Impact of Diversity at MIT: Step Up to the Board

Link to our final project here: Today’s Lecture: Gender Disparity at MIT

Team Members: Kenneth Friedman, Phillip Graham, and Andrew Mikofalvy

After reading through report on The Status of Undergraduate Women at MIT we wanted to share the findings and thereby increase awareness of the problem of gender inequality on campus, and show that the Institute is listening and able to feasibly implement the reports recommendations to help fix these issues. 

Our audience for the final project is the MIT community. Presumably most students hadn’t heard of, or at least read through, the report on The Status of Undergraduate Women at MIT which we feel is helpful in understanding the diversity problem on campus and what MIT can do to solve them.

To gauge the reaction of our intended audience, we created a pre- and post-survey that asked for the user to rate on a scale from 1 to 5, from Strongly Disagree to Strongly Agree, the following two statements:
There is a gender inequality problem at MIT.
Assuming there is a diversity problem at MIT, there are many feasible approaches to solving it.
We feel that these two statements best illustrate the goals of our project as we want our audience to be more aware of gender inequality on campus, through the findings of the report, and to be informed of the recommendations the report found for MIT to solve these issues.
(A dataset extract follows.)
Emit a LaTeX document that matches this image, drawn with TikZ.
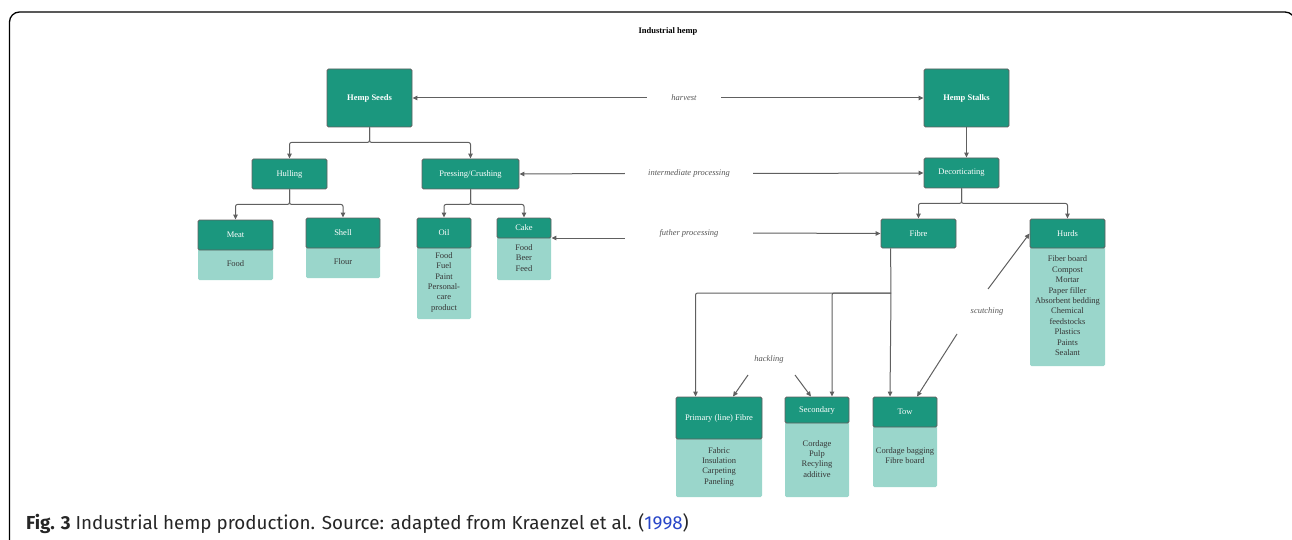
\documentclass[tikz,border=0pt]{standalone}
\usepackage{fontspec}
\setmainfont{Liberation Serif}
\newfontfamily\capfont{Fira Sans}
\usetikzlibrary{arrows.meta}

\definecolor{hempdark}{RGB}{27,151,126}
\definecolor{hemplight}{RGB}{154,214,203}
\definecolor{hempline}{RGB}{96,96,96}
\definecolor{hemptext}{RGB}{55,55,55}
\definecolor{citeblue}{RGB}{40,70,200}

\begin{document}
\begin{tikzpicture}[x=1pt, y=-1pt,
    head/.style={draw=hempline, line width=0.9pt, fill=hempdark, text=white,
        rounded corners=1.5pt, inner sep=0pt, font=\fontsize{8.5}{10.4}\selectfont},
    body/.style={fill=hemplight, text=hemptext, rounded corners=1.5pt, inner sep=0pt,
        align=center, anchor=north, font=\fontsize{8.5}{10.4}\selectfont},
    proc/.style={fill=white, text=hemptext!85, inner sep=0pt,
        font=\itshape\fontsize{8.5}{10.4}\selectfont},
    conn/.style={draw=hempline, line width=1pt, rounded corners=2pt,
        -{Triangle[length=5pt,width=4.5pt]}}]
    \useasboundingbox (0,0) rectangle (1292,540);

    % outer frame
    \draw[line width=1.3pt, rounded corners=10pt] (9.5,12) rectangle (1295,550);
    \node[font=\bfseries\fontsize{8.5}{10}\selectfont] (title) at (668,31) {Industrial hemp};

    % seed side
    \node[head, font=\bfseries\fontsize{8.5}{10.4}\selectfont, minimum width=85pt, minimum height=58pt] (seeds) at (369.5,98) {Hemp Seeds};
    \node[head, minimum width=75pt, minimum height=30pt] (hulling) at (289.5,174) {Hulling};
    \node[head, minimum width=97pt, minimum height=30pt] (pressing) at (470.5,174) {Pressing/Crushing};

    \node[body, minimum width=75pt, minimum height=33pt] (meatuse) at (235.5,247) {Food};
    \node[head, minimum width=75pt, minimum height=30pt] (meat) at (235.5,235) {Meat};
    \node[body, minimum width=74pt, minimum height=33pt] (shelluse) at (343,245) {Flour};
    \node[head, minimum width=74pt, minimum height=30pt] (shell) at (343,233) {Shell};
    \node[body, minimum width=54pt, minimum height=74pt] (oiluse) at (444,245) {Food\\Fuel\\Paint\\Personal-\\care\\product};
    \node[head, minimum width=54pt, minimum height=30pt] (oil) at (444,233) {Oil};
    \node[body, minimum width=54pt, minimum height=45pt] (cakeuse) at (524,235) {Food\\Beer\\Feed};
    \node[head, minimum width=54pt, minimum height=20pt] (cake) at (524,228) {Cake};

    % stalk side
    \node[head, font=\bfseries\fontsize{8.5}{10.4}\selectfont, minimum width=85pt, minimum height=58pt] (stalks) at (966.5,98) {Hemp Stalks};
    \node[head, minimum width=75pt, minimum height=30pt] (decort) at (961.5,173) {Decorticating};
    \node[head, minimum width=75pt, minimum height=29pt] (fibre) at (918.5,233.5) {Fibre};
    \node[body, minimum width=75pt, minimum height=121pt] (hurdsuse) at (1067.5,245) {Fiber board\\Compost\\Mortar\\Paper filler\\Absorbent bedding\\Chemical\\feedstocks\\Plastics\\Paints\\Sealant};
    \node[head, minimum width=75pt, minimum height=29pt] (hurds) at (1067.5,233.5) {Hurds};

    \node[body, minimum width=86pt, minimum height=61pt] (primaryuse) at (719,436) {Fabric\\Insulation\\Carpeting\\Paneling};
    \node[head, minimum width=86pt, minimum height=42pt] (primary) at (719,418) {Primary (line) Fibre};
    \node[body, minimum width=64pt, minimum height=77pt] (secondaryuse) at (817,420) {Cordage\\Pulp\\Recyling\\additive};
    \node[head, minimum width=64pt, minimum height=26pt] (secondary) at (817,410) {Secondary};
    \node[body, minimum width=64pt, minimum height=63pt] (towuse) at (905,424) {Cordage bagging\\Fibre board};
    \node[head, minimum width=64pt, minimum height=30pt] (tow) at (905,412) {Tow};

    % process labels
    \node[proc, minimum width=74pt] (hv) at (684,98) {harvest};
    \node[proc, minimum width=128pt] (ip) at (689,173.5) {intermediate processing};
    \node[proc, minimum width=128pt] (fp) at (689,233) {futher processing};
    \node[proc] (hk) at (769,359) {hackling};
    \node[proc] (sc) at (987,311) {scutching};

    % tree connectors
    \draw[conn] (seeds.south) -- ++(0,15) -| (hulling.north);
    \draw[conn] (seeds.south) -- ++(0,15) -| (pressing.north);
    \draw[conn] (hulling.south) -- ++(0,15) -| (meat.north);
    \draw[conn] (hulling.south) -- ++(0,15) -| (shell.north);
    \draw[conn] (pressing.south) -- ++(0,15) -| (oil.north);
    \draw[conn] (pressing.south) -- ++(0,15) -| (cake.north);
    \draw[conn] (stalks.south) -- (stalks.south |- decort.north);
    \draw[conn] (decort.south) -- ++(0,15) -| (fibre.north);
    \draw[conn] (decort.south) -- ++(0,15) -| (hurds.north);

    \coordinate (split) at (891,293);
    \draw[conn] ([xshift=10pt]fibre.south west) -- (split) -- ([xshift=-15pt]tow.north);
    \draw[conn] (split) -| ([xshift=20pt]primary.north west);
    \draw[conn] (split) -| ([xshift=15pt]secondary.north);

    % labelled steps
    \draw[conn] (hv.west) -- (seeds.east);
    \draw[conn] (hv.east) -- (stalks.west);
    \draw[conn] (ip.west) -- (pressing.east);
    \draw[conn] (ip.east) -- (decort.west);
    \draw[conn] (fp.east) -- (fibre.west);
    \draw[conn] ([yshift=-5pt]fp.west) -- ([yshift=-10pt]cake.east);
    \draw[conn] ([shift={(-21,16)}]hk.center) -- ([xshift=14pt]primary.north);
    \draw[conn] ([shift={(26,16)}]hk.center) -- ([xshift=-6pt]secondary.north);
    \draw[conn] ([shift={(-30,23)}]sc.center) -- ([xshift=12pt]tow.north);
    \draw[conn] ([shift={(1,-22)}]sc.center) -- (hurds.west);

    % caption
    \node[anchor=base west, inner sep=0pt, text=black!85, font=\capfont\fontsize{18.8}{22}\selectfont] (caption) at (26,529)
        {\textbf{Fig. 3} Industrial hemp production. Source: adapted from Kraenzel et al. (\textcolor{citeblue}{1998})};
\end{tikzpicture}
\end{document}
From the pre- and post-surveys we found most of our audience went from disagreeing that gender inequality is an issue on campus to strongly agreeing after going through our final project. Our second question, which discussed the feasibility of solutions to these problems showed an even larger increase in agreement as most our pre-survey responses were strongly disagreeing to agreeing.

We also got incredibly helpful feedback on wording and questions to use by our peers/audience and really appreciated the help.

Methodology for Diversity at MIT: Step Up to the Board

Link to our final project here: Today’s Lecture: Gender Disparity at MIT

Team Members: Kenneth Friedman, Phillip Graham, and Andrew Mikofalvy

How we found our data:

Our group was interested in finding a dataset that related to education and academia. We decided to focus on MIT and found two reports that interested us:
A Study on the Status of Women Faculty in Science at MIT – Written in 1999
Which discussed the lack of women faculty in the Department of Science at the time (Around 8% for 10-20 years), gender discrimination with space, resources, equipment, and more, and the actions the Dean of MIT took to address these issues.
The Status of Undergraduate Women at MIT – Released by Caroline Chin and Kamilla Tekiela in February of 2016
Which discusses in great detail data collected through several surveys conducted by the MIT Office of Institutional Research, several campus focus groups, and the support of many more, which showed gender discrimination on campus today and recommendations to fix these issues moving forward.

How we cleaned it:

Data in The Status of Undergraduate Women at MIT report took the form of tables of questions from surveys and their resulting responses, graphs, and charts (one of which we had to extrapolate our data from).
For example:

How we analyzed it:

We analyzed the data by comparing survey answers between men and women looking for significant differences in responses, and compared a graph that shows the percentage of women faculty and undergraduate women over the past decade to the actual 50% of the population being women.

How we synthesized it into a story:

After reading through the 70 page report, our group decided to create an interactive exploration of the data in the report to show the issues associated with the lack of diversity on campus and gender discrimination.
The report on Undergraduate Women at MIT separates the findings into 3 categories:
Academics and Leadership, Environment, and Confidence and Stress.
We decided to have our audience answer three questions in the form of interactive visuals, by using one question and result from each category. We chose one from each category to show the breadth of gender inequality covered in the report.
This design decision was inspired by You Draw It by The New York Times to allow our audience to use their best judgement to guess at what the results of the survey showed. Then the user is shown the results of said survey so that the audience can compare their answer.
After seeing the each result, a corresponding recommendation is shown on what MIT can do to help solve the issue in the question.
For example, closer relationships with advisors can be advisor/advisee dinners hosted by the department.
Our story closes with our Call to Action being, we invite the audience to write a note to MIT’s new Vice President for Student Life, Suzy Nelson, discussing gender discrimination the audience may have either noticed previously or become aware of due to our project, and suggest her to look into the recommendations in the report on Undergraduate Women at MIT.
Another design decision we made was to use the Blackboard as the basis for our interactive visual. The academic tone it sets, alongside the title, is supposed to feel like an interactive lecture, similar to solving problems in MIT classes that are TEAL (Technology Enabled Active Learning) where students are writing on boards to solve problems during lecture. We wanted our audience to feel like they are participating in solving these issues on campus.